Turbidity, schmurbidity

I'm picking on the local newspaper again. I'm not trying to, I'm really not. It's just hard to get through it sometimes. This time it's about our local water. Which I think is important enough to warrant a decent story. It seems that either the Delaware overran the water plant or some filter stopped functioning. Or both. The Bucks County Courier Times took three stabs at it, but apparently just parroted the guy who runs the plant. Here's the note I wrote to the reporter who did two out of three of the stories, followed by his astonishing reply.

Danny:

Your Friday story, "Authority lifts boil water advisory"
still doesn't answer the basic questions about the event, even though the Courier Times had four working days to figure it out. The word "turbidity" is used four times and is defined with the the parentheses: (cloudiness).
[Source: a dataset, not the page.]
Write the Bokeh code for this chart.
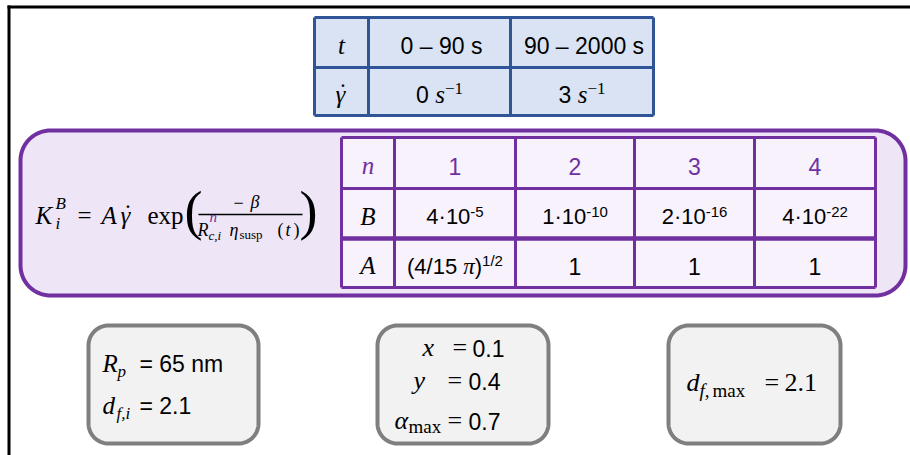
import numpy as np
from bokeh.plotting import figure
from bokeh.models import Range1d
from bokeh.core.properties import value
from bokeh.embed import file_html
from bokeh.resources import INLINE

# ---------------- data ----------------
time_ranges = ["0 – 90 s", "90 – 2000 s"]
shear_rates = ["0", "3"]                 # in s^-1
n_values = ["1", "2", "3", "4"]
B_mantissa = ["4", "1", "2", "4"]
B_exponent = ["-5", "-10", "-16", "-22"]
A_values = ["(4/15 π)^1/2", "1", "1", "1"]
R_p = "65 nm"
d_f_i = "2.1"
x_val = "0.1"
y_val = "0.4"
alpha_max = "0.7"
d_f_max = "2.1"

# ---------------- style ----------------
SANS = "Liberation Sans"
SERIF = "Liberation Serif"
BLUE_EDGE = "#2f5597"
BLUE_FILL = "#dae3f3"
PURPLE = "#7030a0"
LAV_BOX = "#eee5f6"
LAV_TABLE = "#f7f2fc"
GRAY_EDGE = "#7f7f7f"
GRAY_FILL = "#f2f2f2"
BLACK = "#000000"
BASE_FIX = 0.30   # baseline correction, in em

W, H = 910, 455
p = figure(width=W, height=H, output_backend="svg", toolbar_location=None,
           x_range=Range1d(0, W), y_range=Range1d(H, 0),
           min_border=0)
p.axis.visible = False
p.grid.visible = False
p.outline_line_color = None
p.background_fill_color = "white"
p.border_fill_color = "white"

SANS_W = {**{d: 0.556 for d in "0123456789"}, " ": 0.278, "–": 0.556, "-": 0.333,
          "·": 0.333, "s": 0.5, "(": 0.333, ")": 0.333, "/": 0.278, ".": 0.278,
          "=": 0.584, "n": 0.556, "m": 0.833}
SERIF_W = {"π": 0.5, "s": 0.389, "−": 0.564, "t": 0.278, " ": 0.25, "(": 0.333,
           ")": 0.333}


def seg_w(text, font, size):
    tab = SANS_W if font == SANS else SERIF_W
    return sum(tab.get(c, 0.5) for c in text) * size


def txt(x, y, s, font=SANS, style="normal", size=23, color=BLACK, align="left"):
    p.text(x=[x], y=[y - BASE_FIX * size], text=[s], text_font=value(font),
           text_font_style=style, text_font_size=f"{size}px", text_color=color,
           text_align=align, text_baseline="alphabetic")


def run(x, y, segs, center=True):
    """segs: list of (text, font, style, size, dy, color)"""
    ws = [seg_w(s[0], s[1], s[3]) for s in segs]
    if center:
        x -= sum(ws) / 2
    for s, w in zip(segs, ws):
        txt(x, y + s[4], s[0], font=s[1], style=s[2], size=s[3], color=s[5])
        x += w


def gamma_dot(x, y, size):
    """italic gamma with an over-dot, x = left edge"""
    txt(x, y, "γ", SERIF, "italic", size)
    txt(x + 0.30 * size, y - 0.08 * size, "˙", SERIF, "normal", size, align="center")


def rrect(x0, y0, x1, y1, r, n=20):
    xs, ys = [], []
    corners = [(x1 - r, y0 + r, -90, 0), (x1 - r, y1 - r, 0, 90),
               (x0 + r, y1 - r, 90, 180), (x0 + r, y0 + r, 180, 270)]
    for cx, cy, a0, a1 in corners:
        t = np.radians(np.linspace(a0, a1, n))
        xs.extend(cx + r * np.cos(t))
        ys.extend(cy + r * np.sin(t))
    return xs, ys


def grid_table(xe, ye, fill, edge, lw, heavy=None):
    p.quad(left=[xe[0]], right=[xe[-1]], top=[ye[0]], bottom=[ye[-1]],
           fill_color=fill, line_color=None)
    xs, ys = [], []
    for x in xe:
        xs.append([x, x]); ys.append([ye[0], ye[-1]])
    for y in ye:
        xs.append([xe[0], xe[-1]]); ys.append([y, y])
    p.multi_line(xs=xs, ys=ys, line_color=edge, line_width=lw)
    if heavy is not None:
        p.line(x=[xe[0], xe[-1]], y=[ye[heavy], ye[heavy]], line_color=edge, line_width=lw + 1.5)


# ---------------- frame ----------------
p.line(x=[7, W], y=[6.5, 6.5], line_color="black", line_width=3)
p.line(x=[8.5, 8.5], y=[5, H], line_color="black", line_width=3)

# ---------------- top table ----------------
tx = [314, 368, 510, 653]
ty = [17, 67, 115]
grid_table(tx, ty, BLUE_FILL, BLUE_EDGE, 3)
rc = [(ty[i] + ty[i + 1]) / 2 + 10 for i in range(2)]
cc = [(tx[i] + tx[i + 1]) / 2 for i in range(3)]
txt(cc[0], rc[0], "t", SERIF, "italic", 25, align="center")
gamma_dot(cc[0] - 6, rc[1], 25)
for k in range(2):
    txt(cc[k + 1] + 2, rc[0], time_ranges[k], SANS, "normal", 23, align="center")
    run(cc[k + 1], rc[1], [(shear_rates[k] + " ", SANS, "normal", 23, 0, BLACK),
                           ("s", SERIF, "italic", 25, 0, BLACK),
                           ("−1", SERIF, "normal", 17, -8, BLACK)])

# ---------------- purple box ----------------
bx, by = rrect(20, 130, 905, 295, 30)
p.patch(bx, by, fill_color=LAV_BOX, line_color=PURPLE, line_width=4)

ix = [341, 394, 515, 634, 754, 875]
iy = [137, 188, 238, 287]
grid_table(ix, iy, LAV_TABLE, PURPLE, 3, heavy=2)
irc = [(iy[i] + iy[i + 1]) / 2 + 10 for i in range(3)]
icc = [(ix[i] + ix[i + 1]) / 2 for i in range(5)]
txt(icc[0], irc[0], "n", SERIF, "italic", 25, PURPLE, "center")
txt(icc[0], irc[1], "B", SERIF, "italic", 25, BLACK, "center")
txt(icc[0], irc[2], "A", SERIF, "italic", 25, BLACK, "center")
for k in range(4):
    txt(icc[k + 1], irc[0], n_values[k], SANS, "normal", 23, PURPLE, "center")
    run(icc[k + 1], irc[1], [(B_mantissa[k] + "·10", SANS, "normal", 22, 0, BLACK),
                             (B_exponent[k], SANS, "normal", 15, -7, BLACK)])
    a = A_values[k]
    if "^" in a:
        base, sup = a.split("^")
        pre, post = base.split("π")
        run(icc[k + 1], irc[2], [(pre, SANS, "normal", 22, 0, BLACK),
                                 ("π", SERIF, "italic", 23, 0, BLACK),
                                 (post, SANS, "normal", 22, 0, BLACK),
                                 (sup, SANS, "normal", 15, -8, BLACK)])
    else:
        txt(icc[k + 1], irc[2], a, SANS, "normal", 23, BLACK, "center")

# ---------------- formula ----------------
fy = 222
txt(35, fy, "K", SERIF, "italic", 25)
txt(55, 208, "B", SERIF, "italic", 17)
txt(55, 228, "i", SERIF, "italic", 17)
txt(77, fy, "=", SERIF, "normal", 25)
txt(101, fy, "A", SERIF, "italic", 25)
gamma_dot(120, fy, 25)
txt(147, fy, "exp", SERIF, "normal", 25)
txt(184, 227, "(", SERIF, "normal", 54)
txt(233, 207, "−", SERIF, "normal", 18)
txt(250, 207, "β", SERIF, "italic", 18)
p.line(x=[198, 302], y=[214, 214], line_color="black", line_width=1.3)
txt(197, 235, "R", SERIF, "italic", 18)
txt(209, 221, "n", SERIF, "italic", 15, PURPLE)
txt(208, 239, "c,i", SERIF, "italic", 13)
txt(229, 235, "η", SERIF, "italic", 18)
txt(239, 238, "susp", SERIF, "normal", 13)
txt(277, 235, "(", SERIF, "normal", 18)
txt(285, 235, "t", SERIF, "italic", 18)
txt(293, 235, ")", SERIF, "normal", 18)
txt(299, 227, ")", SERIF, "normal", 54)

# ---------------- bottom boxes ----------------
for (x0, x1) in [(88, 258), (377, 548), (668, 840)]:
    gx, gy = rrect(x0, 325, x1, 443, 20)
    p.patch(gx, gy, fill_color=GRAY_FILL, line_color=GRAY_EDGE, line_width=4)

# box 1
txt(102, 370, "R", SERIF, "italic", 25)
txt(117, 376, "p", SERIF, "italic", 17)
txt(139, 370, "= " + R_p, SANS, "normal", 23)
txt(102, 412, "d", SERIF, "italic", 25)
txt(116, 418, "f,i", SERIF, "italic", 17)
txt(139, 412, "= " + d_f_i, SANS, "normal", 23)

# box 2
txt(422, 355, "x", SERIF, "italic", 26)
txt(452, 355, "=", SERIF, "normal", 26)
txt(472, 355, x_val, SANS, "normal", 23)
txt(413, 388, "y", SERIF, "italic", 26)
txt(447, 388, "=", SERIF, "normal", 26)
txt(468, 388, y_val, SANS, "normal", 23)
txt(394, 428, "α", SERIF, "italic", 26)
txt(408, 432, "max", SERIF, "normal", 19)
txt(447, 428, "=", SERIF, "normal", 26)
txt(468, 428, alpha_max, SANS, "normal", 23)

# box 3
txt(686, 390, "d", SERIF, "italic", 26)
txt(699, 396, "f,", SERIF, "italic", 19)
txt(712, 396, "max", SERIF, "normal", 19)
txt(764, 390, "=", SERIF, "normal", 26)
txt(784, 390, d_f_max, SERIF, "normal", 26)

open("out.html", "w").write(file_html(p, INLINE))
But re-read this sentence in your story:

"Authority customers in Morrisville and parts of Falls and Lower Makefield were told Monday to boil their water before drinking because of unusually high levels of turbidity following heavy rain storms Sunday and a mechanical problem at the water plant."

I don't know whether you're an old-timer or a summer intern, but the Courier Times has been around long enough that someone there must have noticed that the Delaware River is a significant geographical and environmental feature of the region, and a couple times a year it does something newsworthy. How can the Courier Times not have the phone numbers of a couple of water experts to call to get a better explanation of its behavior, in this case, turbidity? While you were waiting for them to return your call, you could have looked at the U.S. Geological Survey's water data site. You would see turbidity spikes after every heavy rain, and on the week of June 13, it was as high as it was last week. So, you ask the water company, what's "unusual" if the same thing happened less than two months ago and there wasn't a boil water advisory?

You should have asked the water company: What mechanical failure? As opposed to the four turbidities, that was only mentioned once in the story, with not even a parenthetical attempt to explain. It would seem to any local reading the paper it must be the plant, not the river. Or was it?

Was it?

"Dana,

Thanks for the e-mail. The real issue here was not that the turbidity levels of the Delaware River were high, it was the fact that the water got into Morrisville Municipal Authority's public water system because of a mechanical failure with one of the lime feeders for about 12 hours (Sunday night into Monday morning.) Hope that helps."